Не сомневаюсь, что подобное сумасбродство могло прийти только в голову сноба, который прикидывается большим оригиналом; только подобные сумасбродства позволяли бородке Ратленда быть похожей на густо заштрихованную букву V и утверждать тем самым полную и окончательную победу над естеством и божьими законами.
И опять из кабинета послышался стон – и опять она кинулась вон из столовой, готовая защитить и спасти… но потом в один миг превратилась из львицы, полной решимости убивать, в беспомощную птаху, которой только и хватает сил, чтобы кружить над разоряемым гнездом и кричать, взывая к равнодушным небесам.
– Что там происходит, миледи? – помнится, спросил я. – Зачем вы доверились этому подозрительному типу, который, словно издеваясь над добрыми христианами, ведет себя подчеркнуто по-еврейски?

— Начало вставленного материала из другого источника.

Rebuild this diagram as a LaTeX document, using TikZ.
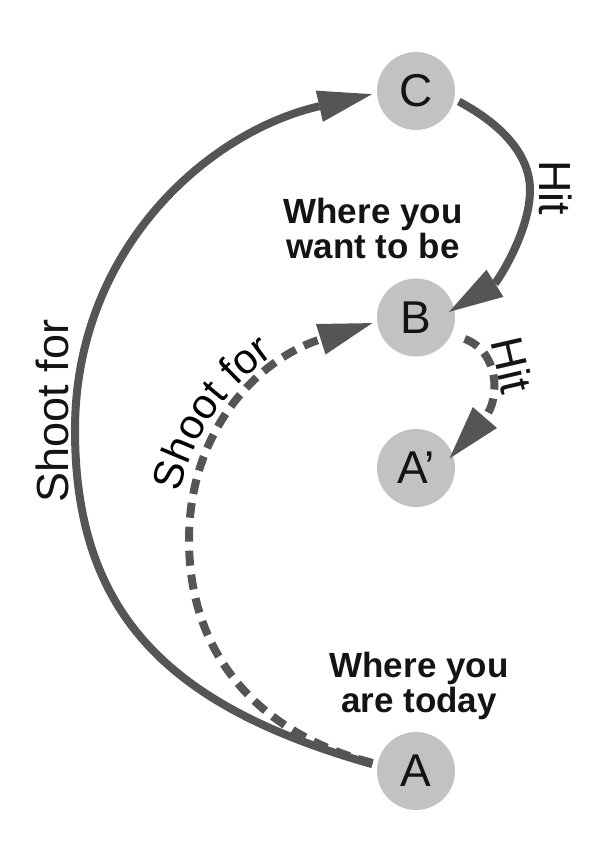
\documentclass[tikz,border=0pt]{standalone}
\usepackage{fontspec}
\setmainfont{Liberation Sans}
\usetikzlibrary{arrows.meta,decorations.text}
\definecolor{linegray}{HTML}{555555}
\definecolor{circgray}{HTML}{C2C2C2}
\definecolor{txt}{HTML}{141414}
\newcommand\nodefont{\fontsize{46}{46}\selectfont}
\newcommand\sidefont{\fontsize{45}{45}\selectfont}
\newcommand\curvefont{\fontsize{42}{42}\selectfont}
\newcommand\headfont{\fontsize{35}{35}\selectfont\bfseries}
\begin{document}
\begin{tikzpicture}[x=1pt,y=-1pt,
  place/.style={circle, fill=circgray, minimum size=78pt, inner sep=0pt, text=txt, font=\nodefont},
  conn/.style={draw=linegray, line width=8pt, -{Triangle[length=54pt,width=32pt,line width=0pt]}},
  dashconn/.style={conn, dash pattern=on 15pt off 9pt},
  sidelabel/.style={text=txt, font=\sidefont, inner sep=0pt},
  headlabel/.style={text=txt, font=\headfont, align=center, inner sep=0pt, anchor=north}]
\useasboundingbox (0,0) rectangle (611,850);
\node[place] (C) at (416,91) {C};
\node[place] (B) at (416,317.5) {B};
\node[place] (Ap) at (416,468) {A’};
\node[place] (A) at (416,771) {A};

\node[headlabel] (want) at (373,198) {Where you\\want to be};
\node[headlabel] (today) at (419,652) {Where you\\are today};

% Shoot for (solid)
\draw[conn, shorten <=5pt, shorten >=5pt] (A.172) .. controls (170,707) and (75,615) .. (75,430)
   .. controls (75,250) and (207,132) .. (C.183);
% Shoot for (dashed)
\draw[dashconn, shorten <=5pt, shorten >=5pt] (A.170) .. controls (264,735) and (189,660) .. (189,540)
   .. controls (189,430) and (258,359) .. (B.186);
% Hit C -> B
\draw[conn, shorten <=5pt, shorten >=-6pt] (C.-12) .. controls (490,118) and (530,148) .. (530,190)
   .. controls (530,232) and (497,282) .. (B.13);
% Hit B -> A'
\draw[dashconn, shorten <=14pt, shorten >=-5pt] (B.-25) .. controls (500,352) and (500,400) .. (Ap.20);

\node[sidelabel, rotate=90] (shootL) at (52,411) {Shoot for};
\node[sidelabel, rotate=-90] (hit1) at (556,188) {Hit};
\node[sidelabel, rotate=-77] (hit2) at (512,365) {Hit};
\path[decorate, decoration={text along path, text={|\curvefont|Shoot for}, text align={left indent=48pt}}]
  (175,540) .. controls (175,426) and (253,346) .. (368,309);
\end{tikzpicture}
\end{document}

Удивительно, но она услышала меня. Еще удивительнее – ответила.
– Мэтр Шейл – превосходный врач. Он выпускает жидкость из живота Роджера… говорит, что его после этого не будут так мучить боли в печени… и дышать ему станет легче… и завтра к вечеру он скончается так мирно и тихо, словно уснет…
– Печально! Очень печально! Но меня особенно тяготит то, что милорд… что Роджер уйдет в мир иной, так и не разучившись надо мною издеваться…
– Издеваться? Что ты говоришь, Уилл?! Он же считает тебя гением!
Глава третья
25 июня 1612 года
Роджер Мэннерс, 5-й граф Ратленд, последние часы жизни
Пока Шейл выкачивал из дырки, которую называл стомой, не менее двух галлонов пахнущей болезнью жидкости, пока накладывал корпию и туго пеленал живот, я несколько раз чуть было не терял сознание. Однако потом – как хорошо, что со мною возится он, а не надутые, как индюки, кембриджские врачи! – дышать стало легче, в голове прояснилось, и я смог, не уплывая, повернуть ее в сторону неплотно прикрытой двери, за которой слышен пронзительный голос Шейла:
– Ваш муж, миледи, угаснет завтра, ближе к закату, без мучений. Только через каждые пять часов давайте ему две ложечки питья, которое я приготовил. Бенжамен и я будем ждать вашего посланца в гостинице при Тринити-колледже. Придем сразу же и забальзамируем тело так, что оно останется неподверженным тлению сорок дней. Все, как я вам обещал, только, умоляю, не заговаривайте о вознаграждении. И не плачьте, вы переворачиваете мое сердце. И сердце моего мальчика – тоже.
Мне ли не знать, как ее слезы переворачивают сердце!
…Помню, ее родственники были не просто согласны, а восприняли мое сватовство, как нечто, давно чаемое. То, что мы с нею предназначены друг для друга, самим нам стало ясно с первой встречи, но нежные слова почему-то долго накапливались внутри, грея сердца, а на языки ложились другие – и признания наши словно бы затаптывались толпой острот, пляшущих в дюйме от черты, отделяющей насмешливость от язвительности.
Однако когда я попросил ее стать моей женой, она ответила, что это невозможно.